**Given exercise:**
Leave out the images; return the rest of the data exactly.
--- BEGIN Data segment ---
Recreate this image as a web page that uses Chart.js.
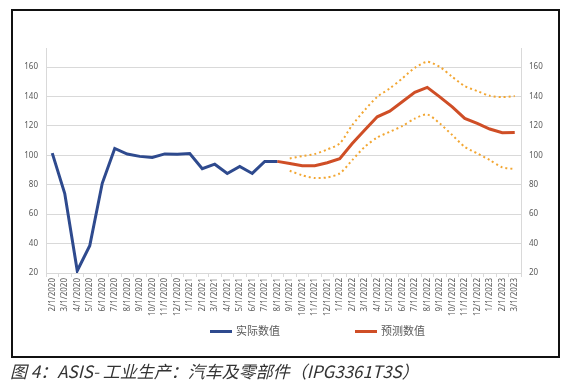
<!DOCTYPE html>
<html>
<head>
<meta charset="utf-8">
<script src="https://cdn.jsdelivr.net/npm/chart.js@4/dist/chart.umd.min.js"></script>
<style>
  html, body { margin: 0; padding: 0; background: #fff; width: 570px; height: 390px; overflow: hidden; }
  #wrap { position: absolute; left: 0; top: 0; width: 570px; height: 356px; }
  #frame { position: absolute; left: 11px; top: 9px; width: 545px; height: 345px; border: 2px solid #111; pointer-events: none; }
  #caption { position: absolute; left: 10px; top: 361px; font-family: "Noto Sans CJK SC", "Noto Sans", sans-serif; font-style: italic; font-size: 17px; line-height: 20px; color: #333; white-space: nowrap; }
  .lg { position: absolute; top: 321px; height: 18px; font-family: "Noto Sans CJK SC", sans-serif; font-size: 11px; line-height: 18px; color: #595959; white-space: nowrap; }
  .lg i { display: inline-block; width: 22px; height: 3px; vertical-align: middle; margin-right: 4px; position: relative; top: -1px; }
</style>
</head>
<body>
<div id="wrap"><canvas id="c" width="570" height="356"></canvas></div>
<div id="frame"></div>
<div id="legend"></div>
<div id="caption">图 4：ASIS- 工业生产：汽车及零部件（IPG3361T3S）</div>
<script>
const categories = [
  "2/1/2020","3/1/2020","4/1/2020","5/1/2020","6/1/2020","7/1/2020","8/1/2020","9/1/2020","10/1/2020","11/1/2020","12/1/2020",
  "1/1/2021","2/1/2021","3/1/2021","4/1/2021","5/1/2021","6/1/2021","7/1/2021","8/1/2021","9/1/2021","10/1/2021","11/1/2021","12/1/2021",
  "1/1/2022","2/1/2022","3/1/2022","4/1/2022","5/1/2022","6/1/2022","7/1/2022","8/1/2022","9/1/2022","10/1/2022","11/1/2022","12/1/2022",
  "1/1/2023","2/1/2023","3/1/2023"
];
// 实际数值: 2/1/2020 .. 8/1/2021
const actualValues = [101.5, 74, 21.5, 38.5, 81, 104.7, 100.9, 99.3, 98.6, 101, 100.7, 101.2, 90.9, 94, 87.7, 92.5, 87.7, 95.9, 95.9];
// 预测数值: 8/1/2021 .. 3/1/2023
const forecastValues = [95.9, 94.5, 92.9, 93, 95, 97.7, 108.1, 117.2, 126.2, 130.1, 136.4, 142.8, 146.2, 139.8, 133, 125.1, 121.7, 117.9, 115.4, 115.5];
// bounds: 9/1/2021 .. 3/1/2023
const upperBound = [97.9, 99.5, 100.9, 104, 108.1, 120.6, 130.8, 139.8, 145.5, 152.3, 159.5, 163.6, 160.2, 153.4, 147.1, 143.7, 140.5, 139.6, 140.3];
const lowerBound = [89.5, 86.4, 84.6, 85, 87.7, 96.8, 105.8, 112.2, 116, 119.9, 125, 127.8, 121.7, 113.8, 105.8, 101.3, 96.8, 91.8, 90.7];
const yTickValues = [20, 40, 60, 80, 100, 120, 140, 160];
const seriesNames = ["实际数值", "预测数值"];
const seriesColors = ["#2E4A8E", "#CF4E26"];
const boundColor = "#F2A632";

function placeAt(values, startIndex) {
  const out = new Array(categories.length).fill(null);
  values.forEach((v, i) => { out[startIndex + i] = v; });
  return out;
}
const forecastStart = categories.indexOf("8/1/2021");
const boundStart = categories.indexOf("9/1/2021");

const gridColor = "#d9d9d9";
const textColor = "#595959";
const tickFont = { family: "'Noto Sans', 'DejaVu Sans', sans-serif", size: 8 };

// HTML legend (real text)
const legendLeft = [210, 355];
const legendEl = document.getElementById("legend");
seriesNames.forEach((name, i) => {
  const d = document.createElement("div");
  d.className = "lg";
  d.style.left = legendLeft[i] + "px";
  const sw = document.createElement("i");
  sw.style.background = seriesColors[i];
  d.appendChild(sw);
  d.appendChild(document.createTextNode(name));
  legendEl.appendChild(d);
});

new Chart(document.getElementById("c"), {
  type: "line",
  data: {
    labels: categories,
    datasets: [
      { label: seriesNames[0], data: placeAt(actualValues, 0), borderColor: seriesColors[0], backgroundColor: seriesColors[0], borderWidth: 3, pointRadius: 0, tension: 0, yAxisID: "y" },
      { label: seriesNames[1], data: placeAt(forecastValues, forecastStart), borderColor: seriesColors[1], backgroundColor: seriesColors[1], borderWidth: 3, pointRadius: 0, tension: 0, yAxisID: "y" },
      { label: "upper", data: placeAt(upperBound, boundStart), borderColor: boundColor, borderWidth: 2, borderDash: [2, 3], pointRadius: 0, tension: 0.25, yAxisID: "y" },
      { label: "lower", data: placeAt(lowerBound, boundStart), borderColor: boundColor, borderWidth: 2, borderDash: [2, 3], pointRadius: 0, tension: 0.25, yAxisID: "y" }
    ]
  },
  options: {
    responsive: false,
    animation: false,
    spanGaps: false,
    layout: { padding: { left: 0, right: 0, top: 48, bottom: 37 } },
    plugins: {
      tooltip: { enabled: false },
      legend: { display: false }
    },
    scales: {
      x: {
        offset: true,
        grid: { display: true, drawOnChartArea: false, drawTicks: true, tickLength: 4, color: gridColor, offset: true },
        border: { display: true, color: gridColor },
        ticks: { autoSkip: false, maxRotation: 90, minRotation: 90, padding: 1, color: textColor, font: tickFont },
        afterFit(scale) { scale.height = 46; }
      },
      y: {
        position: "left", min: 20, max: 173,
        afterBuildTicks(scale) { scale.ticks = yTickValues.map(v => ({ value: v })); },
        grid: { color: gridColor, lineWidth: 1, drawTicks: false },
        border: { display: true, color: gridColor },
        ticks: { padding: 8, color: textColor, font: tickFont },
        afterFit(scale) { scale.width = 46; }
      },
      y1: {
        position: "right", min: 20, max: 173,
        afterBuildTicks(scale) { scale.ticks = yTickValues.map(v => ({ value: v })); },
        grid: { drawOnChartArea: false, drawTicks: false },
        border: { display: true, color: gridColor },
        ticks: { padding: 8, color: textColor, font: tickFont },
        afterFit(scale) { scale.width = 49; }
      }
    }
  }
});
</script>
</body>
</html>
--- END Data segment ---
**Solved problem:**
Recreate this image as a web page that uses Chart.js.
<!DOCTYPE html>
<html>
<head>
<meta charset="utf-8">
<script src="https://cdn.jsdelivr.net/npm/chart.js@4/dist/chart.umd.min.js"></script>
<style>
  html, body { margin: 0; padding: 0; background: #fff; width: 570px; height: 390px; overflow: hidden; }
  #wrap { position: absolute; left: 0; top: 0; width: 570px; height: 356px; }
  #frame { position: absolute; left: 11px; top: 9px; width: 545px; height: 345px; border: 2px solid #111; pointer-events: none; }
  #caption { position: absolute; left: 10px; top: 361px; font-family: "Noto Sans CJK SC", "Noto Sans", sans-serif; font-style: italic; font-size: 17px; line-height: 20px; color: #333; white-space: nowrap; }
  .lg { position: absolute; top: 321px; height: 18px; font-family: "Noto Sans CJK SC", sans-serif; font-size: 11px; line-height: 18px; color: #595959; white-space: nowrap; }
  .lg i { display: inline-block; width: 22px; height: 3px; vertical-align: middle; margin-right: 4px; position: relative; top: -1px; }
</style>
</head>
<body>
<div id="wrap"><canvas id="c" width="570" height="356"></canvas></div>
<div id="frame"></div>
<div id="legend"></div>
<div id="caption">图 4：ASIS- 工业生产：汽车及零部件（IPG3361T3S）</div>
<script>
const categories = [
  "2/1/2020","3/1/2020","4/1/2020","5/1/2020","6/1/2020","7/1/2020","8/1/2020","9/1/2020","10/1/2020","11/1/2020","12/1/2020",
  "1/1/2021","2/1/2021","3/1/2021","4/1/2021","5/1/2021","6/1/2021","7/1/2021","8/1/2021","9/1/2021","10/1/2021","11/1/2021","12/1/2021",
  "1/1/2022","2/1/2022","3/1/2022","4/1/2022","5/1/2022","6/1/2022","7/1/2022","8/1/2022","9/1/2022","10/1/2022","11/1/2022","12/1/2022",
  "1/1/2023","2/1/2023","3/1/2023"
];
// 实际数值: 2/1/2020 .. 8/1/2021
const actualValues = [101.5, 74, 21.5, 38.5, 81, 104.7, 100.9, 99.3, 98.6, 101, 100.7, 101.2, 90.9, 94, 87.7, 92.5, 87.7, 95.9, 95.9];
// 预测数值: 8/1/2021 .. 3/1/2023
const forecastValues = [95.9, 94.5, 92.9, 93, 95, 97.7, 108.1, 117.2, 126.2, 130.1, 136.4, 142.8, 146.2, 139.8, 133, 125.1, 121.7, 117.9, 115.4, 115.5];
// bounds: 9/1/2021 .. 3/1/2023
const upperBound = [97.9, 99.5, 100.9, 104, 108.1, 120.6, 130.8, 139.8, 145.5, 152.3, 159.5, 163.6, 160.2, 153.4, 147.1, 143.7, 140.5, 139.6, 140.3];
const lowerBound = [89.5, 86.4, 84.6, 85, 87.7, 96.8, 105.8, 112.2, 116, 119.9, 125, 127.8, 121.7, 113.8, 105.8, 101.3, 96.8, 91.8, 90.7];
const yTickValues = [20, 40, 60, 80, 100, 120, 140, 160];
const seriesNames = ["实际数值", "预测数值"];
const seriesColors = ["#2E4A8E", "#CF4E26"];
const boundColor = "#F2A632";

function placeAt(values, startIndex) {
  const out = new Array(categories.length).fill(null);
  values.forEach((v, i) => { out[startIndex + i] = v; });
  return out;
}
const forecastStart = categories.indexOf("8/1/2021");
const boundStart = categories.indexOf("9/1/2021");

const gridColor = "#d9d9d9";
const textColor = "#595959";
const tickFont = { family: "'Noto Sans', 'DejaVu Sans', sans-serif", size: 8 };

// HTML legend (real text)
const legendLeft = [210, 355];
const legendEl = document.getElementById("legend");
seriesNames.forEach((name, i) => {
  const d = document.createElement("div");
  d.className = "lg";
  d.style.left = legendLeft[i] + "px";
  const sw = document.createElement("i");
  sw.style.background = seriesColors[i];
  d.appendChild(sw);
  d.appendChild(document.createTextNode(name));
  legendEl.appendChild(d);
});

new Chart(document.getElementById("c"), {
  type: "line",
  data: {
    labels: categories,
    datasets: [
      { label: seriesNames[0], data: placeAt(actualValues, 0), borderColor: seriesColors[0], backgroundColor: seriesColors[0], borderWidth: 3, pointRadius: 0, tension: 0, yAxisID: "y" },
      { label: seriesNames[1], data: placeAt(forecastValues, forecastStart), borderColor: seriesColors[1], backgroundColor: seriesColors[1], borderWidth: 3, pointRadius: 0, tension: 0, yAxisID: "y" },
      { label: "upper", data: placeAt(upperBound, boundStart), borderColor: boundColor, borderWidth: 2, borderDash: [2, 3], pointRadius: 0, tension: 0.25, yAxisID: "y" },
      { label: "lower", data: placeAt(lowerBound, boundStart), borderColor: boundColor, borderWidth: 2, borderDash: [2, 3], pointRadius: 0, tension: 0.25, yAxisID: "y" }
    ]
  },
  options: {
    responsive: false,
    animation: false,
    spanGaps: false,
    layout: { padding: { left: 0, right: 0, top: 48, bottom: 37 } },
    plugins: {
      tooltip: { enabled: false },
      legend: { display: false }
    },
    scales: {
      x: {
        offset: true,
        grid: { display: true, drawOnChartArea: false, drawTicks: true, tickLength: 4, color: gridColor, offset: true },
        border: { display: true, color: gridColor },
        ticks: { autoSkip: false, maxRotation: 90, minRotation: 90, padding: 1, color: textColor, font: tickFont },
        afterFit(scale) { scale.height = 46; }
      },
      y: {
        position: "left", min: 20, max: 173,
        afterBuildTicks(scale) { scale.ticks = yTickValues.map(v => ({ value: v })); },
        grid: { color: gridColor, lineWidth: 1, drawTicks: false },
        border: { display: true, color: gridColor },
        ticks: { padding: 8, color: textColor, font: tickFont },
        afterFit(scale) { scale.width = 46; }
      },
      y1: {
        position: "right", min: 20, max: 173,
        afterBuildTicks(scale) { scale.ticks = yTickValues.map(v => ({ value: v })); },
        grid: { drawOnChartArea: false, drawTicks: false },
        border: { display: true, color: gridColor },
        ticks: { padding: 8, color: textColor, font: tickFont },
        afterFit(scale) { scale.width = 49; }
      }
    }
  }
});
</script>
</body>
</html>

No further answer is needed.